The inverse of the function is obtained as ${{f}^{-1}}\left( x \right)=\frac{2x+4}{x-1}$ in part (a).
The inverse of an equation can be verified by showing that $f\left( {{f}^{-1}}\left( x \right) \right)=x\text{ and }{{f}^{-1}}\left( f\left( x \right) \right)=x\text{ }$. First calculate $f\left( {{f}^{-1}}\left( x \right) \right)$. Replace ${{f}^{-1}}\left( x \right)=\frac{2x+4}{x-1}$ and evaluate the function f.
$\begin{align}
& f\left( {{f}^{-1}}\left( x \right) \right)=f\left( \frac{2x+4}{x-1} \right) \\
& =\frac{\frac{2x+4}{x-1}+4}{\frac{2x+4}{x-1}-2}
\end{align}$
Take the least common denominator as $x-1$ in both numerator and denominator. So,
$\begin{align}
& f\left( {{f}^{-1}}\left( x \right) \right)=\frac{\frac{2x+4+4\left( x-1 \right)}{x-1}}{\frac{2x+4-2\left( x-1 \right)}{x-1}} \\
& =\frac{2x+4+4\left( x-1 \right)}{2x+4-2\left( x-1 \right)}
\end{align}$
Use the distributive property $a\left( b+c \right)=ab+ac$ and combine like terms.
$\begin{align}
& f\left( {{f}^{-1}}\left( x \right) \right)=\frac{2x+4+4x-4}{2x+4-2x+2} \\
& =\frac{6x}{6} \\
& =x
\end{align}$
Now, calculate ${{f}^{-1}}\left( f\left( x \right) \right)$. Replace $f\left( x \right)=\frac{x+4}{x-2}$ and evaluate the inverse function ${{f}^{-1}}$.
$\begin{align}
& {{f}^{-1}}\left( f\left( x \right) \right)={{f}^{-1}}\left( \frac{x+4}{x-2} \right) \\
& =\frac{2\left( \frac{x+4}{x-2} \right)+4}{\left( \frac{x+4}{x-2} \right)-1}
\end{align}$
Take the least common denominator as $x-2$ in both numerator and denominator.

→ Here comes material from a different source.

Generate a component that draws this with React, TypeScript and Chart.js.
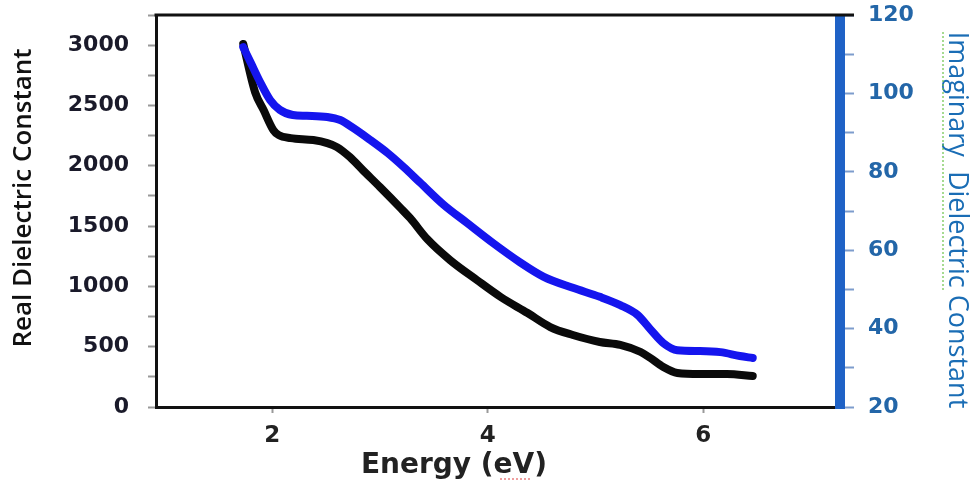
import React, { useEffect, useRef } from "react";
import { Chart, registerables } from "chart.js";

Chart.register(...registerables);

// Real dielectric constant (left axis) vs energy (eV)
const energyReal = [1.73, 1.84, 1.92, 2.01, 2.06, 2.17, 2.38, 2.51, 2.6, 2.72, 2.84, 3.0, 3.19, 3.28, 3.44, 3.65, 3.9, 4.12, 4.37, 4.58, 4.79, 5.04, 5.23, 5.42, 5.51, 5.63, 5.76, 5.97, 6.22, 6.46];
const realValues = [3010, 2610, 2460, 2295, 2254, 2229, 2213, 2188, 2155, 2072, 1964, 1823, 1650, 1565, 1390, 1218, 1052, 912, 779, 663, 597, 539, 515, 456, 406, 331, 282, 273, 273, 257];

// Imaginary dielectric constant (right axis) vs energy (eV)
const energyImag = [1.73, 1.8, 1.89, 1.98, 2.07, 2.19, 2.32, 2.51, 2.63, 2.75, 2.91, 3.07, 3.22, 3.37, 3.59, 3.81, 4.05, 4.3, 4.52, 4.79, 5.04, 5.23, 5.39, 5.51, 5.63, 5.76, 5.97, 6.16, 6.34, 6.46];
const imagValues = [111.8, 107.8, 102.7, 98.3, 95.8, 94.5, 94.3, 94.0, 93.2, 91.2, 88.1, 84.8, 81.2, 77.3, 71.6, 66.9, 61.8, 56.9, 53.2, 50.4, 48.1, 46.0, 43.5, 39.8, 36.3, 34.5, 34.3, 34.0, 33.0, 32.5];

const xTickValues = [2, 4, 6];
const xTitle = "Energy (eV)";
const yLeftTitle = "Real Dielectric Constant";
const yRightTitle = "Imaginary  Dielectric Constant";

const titlesPlugin = {
  id: "titlesPlugin",
  afterDraw(chart: any) {
    const { ctx, chartArea } = chart;
    ctx.save();
    // right blue axis bar
    ctx.fillStyle = "#1f62c6";
    ctx.fillRect(chartArea.right - 5, chartArea.top, 10, chartArea.bottom - chartArea.top + 2);

    // top frame line
    ctx.strokeStyle = "#111111";
    ctx.lineWidth = 3;
    ctx.beginPath();
    ctx.moveTo(chartArea.left - 1.5, chartArea.top);
    ctx.lineTo(chartArea.right + 14, chartArea.top);
    ctx.stroke();

    // left title
    ctx.fillStyle = "#111111";
    ctx.font = "600 26px 'Open Sans'";
    ctx.textAlign = "center";
    ctx.textBaseline = "middle";
    ctx.save();
    ctx.translate(24, 198);
    ctx.rotate(-Math.PI / 2);
    ctx.fillText(yLeftTitle, 0, 0);
    ctx.restore();

    // right title
    ctx.fillStyle = "#1a6db5";
    ctx.font = "400 27px 'Open Sans'";
    ctx.save();
    ctx.translate(957, 220);
    ctx.rotate(Math.PI / 2);
    ctx.fillText(yRightTitle, 0, 0);
    ctx.restore();

    // green squiggle next to "Imaginary"
    ctx.strokeStyle = "#6cc24a";
    ctx.lineWidth = 1.2;
    ctx.setLineDash([2, 2]);
    ctx.beginPath();
    ctx.moveTo(943, 32);
    ctx.lineTo(943, 292);
    ctx.stroke();
    ctx.setLineDash([]);

    // x title
    ctx.fillStyle = "#222222";
    ctx.font = "bold 28px 'DejaVu Sans'";
    ctx.textAlign = "center";
    ctx.fillText(xTitle, 454, 466);

    // red squiggle under "eV"
    ctx.strokeStyle = "#e04040";
    ctx.lineWidth = 1;
    ctx.setLineDash([2, 2]);
    ctx.beginPath();
    ctx.moveTo(500, 479);
    ctx.lineTo(532, 479);
    ctx.stroke();
    ctx.restore();
  },
};

export default function App() {
  const canvasRef = useRef<HTMLCanvasElement | null>(null);

  useEffect(() => {
    document.body.style.margin = "0";
    const canvas = canvasRef.current;
    if (!canvas) return;
    const chart = new Chart(canvas, {
      type: "line",
      data: {
        datasets: [
          {
            label: "Imaginary",
            data: energyImag.map((x, i) => ({ x, y: imagValues[i] })),
            yAxisID: "y2",
            borderColor: "#1515ee",
            borderWidth: 8,
            pointRadius: 0,
            cubicInterpolationMode: "monotone",
            borderCapStyle: "round",
            borderJoinStyle: "round",
            fill: false,
          },
          {
            label: "Real",
            data: energyReal.map((x, i) => ({ x, y: realValues[i] })),
            yAxisID: "y",
            borderColor: "#0a0a0a",
            borderWidth: 8,
            pointRadius: 0,
            cubicInterpolationMode: "monotone",
            borderCapStyle: "round",
            borderJoinStyle: "round",
            fill: false,
          },
        ],
      },
      options: {
        animation: false,
        responsive: false,
        maintainAspectRatio: false,
        layout: { padding: { top: 15, left: 0, right: 0, bottom: 0 } },
        plugins: { legend: { display: false }, tooltip: { enabled: false } },
        scales: {
          x: {
            type: "linear",
            min: 0.92,
            max: 7.27,
            afterBuildTicks: (s: any) => {
              s.ticks = xTickValues.map((v) => ({ value: v }));
            },
            afterFit: (s: any) => {
              s.height = 75;
              s.paddingLeft = 0;
              s.paddingRight = 0;
            },
            border: { display: true, color: "#111111", width: 3 },
            grid: { drawOnChartArea: false, drawTicks: true, tickLength: 6, tickColor: "#999999", tickWidth: 2 },
            ticks: {
              padding: 9,
              color: "#222222",
              font: { family: "'DejaVu Sans'", weight: "bold", size: 23 },
              autoSkip: false,
              maxRotation: 0,
            },
          },
          y: {
            type: "linear",
            position: "left",
            min: 0,
            max: 3250,
            afterFit: (s: any) => {
              s.width = 156;
              s.paddingTop = 0;
              s.paddingBottom = 0;
            },
            border: { display: true, color: "#111111", width: 3 },
            grid: { drawOnChartArea: false, drawTicks: true, tickLength: 8, tickColor: "#999999", tickWidth: 2 },
            ticks: {
              stepSize: 250,
              padding: 19,
              autoSkip: false,
              color: "#1a1a2a",
              font: { family: "'DejaVu Sans'", weight: "bold", size: 22 },
              callback: (v: any) => (Number(v) % 500 === 0 ? String(v) : ""),
            },
          },
          y2: {
            type: "linear",
            position: "right",
            min: 20,
            max: 120,
            afterFit: (s: any) => {
              s.width = 135;
              s.paddingTop = 0;
              s.paddingBottom = 0;
            },
            border: { display: false },
            grid: { drawOnChartArea: false, drawTicks: true, tickLength: 14, tickColor: "#7d9ccc", tickWidth: 2 },
            ticks: {
              stepSize: 10,
              padding: 14,
              autoSkip: false,
              color: "#2366a8",
              font: { family: "'DejaVu Sans'", weight: "bold", size: 22 },
              callback: (v: any) => (Number(v) % 20 === 0 ? String(v) : ""),
            },
          },
        },
      },
      plugins: [titlesPlugin],
    } as any);
    return () => chart.destroy();
  }, []);

  return (
    <div style={{ position: "absolute", left: 0, top: 0, width: 975, height: 482, background: "#ffffff" }}>
      <canvas ref={canvasRef} width={975} height={482} style={{ display: "block", width: 975, height: 482 }} />
    </div>
  );
}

So,
$\begin{align}
& f\left( {{f}^{-1}}\left( x \right) \right)=\frac{\frac{2\left( x+4 \right)+4\left( x-2 \right)}{x-2}}{\frac{x+4-1\left( x-2 \right)}{x-2}} \\
& =\frac{2\left( x+4 \right)+4\left( x-2 \right)}{x+4-1\left( x-2 \right)}
\end{align}$
Use the distributive property $a\left( b+c \right)=ab+ac$ and combine like terms.
$\begin{align}
& f\left( {{f}^{-1}}\left( x \right) \right)=\frac{2x+8+4x-8}{x+4-x+2} \\
& =\frac{6x}{6} \\
& =x
\end{align}$
Thus, it verifies that $f\left( {{f}^{-1}}\left( x \right) \right)=x\text{ and }{{f}^{-1}}\left( f\left( x \right) \right)=x\text{ }$.
Therefore, the obtained inverse function ${{f}^{-1}}\left( x \right)=\frac{2x+4}{x-1}$ ,$x\ne 1$ is correct.
Hence, the functions $f$ and ${{f}^{-1}}$ are inverses of each other.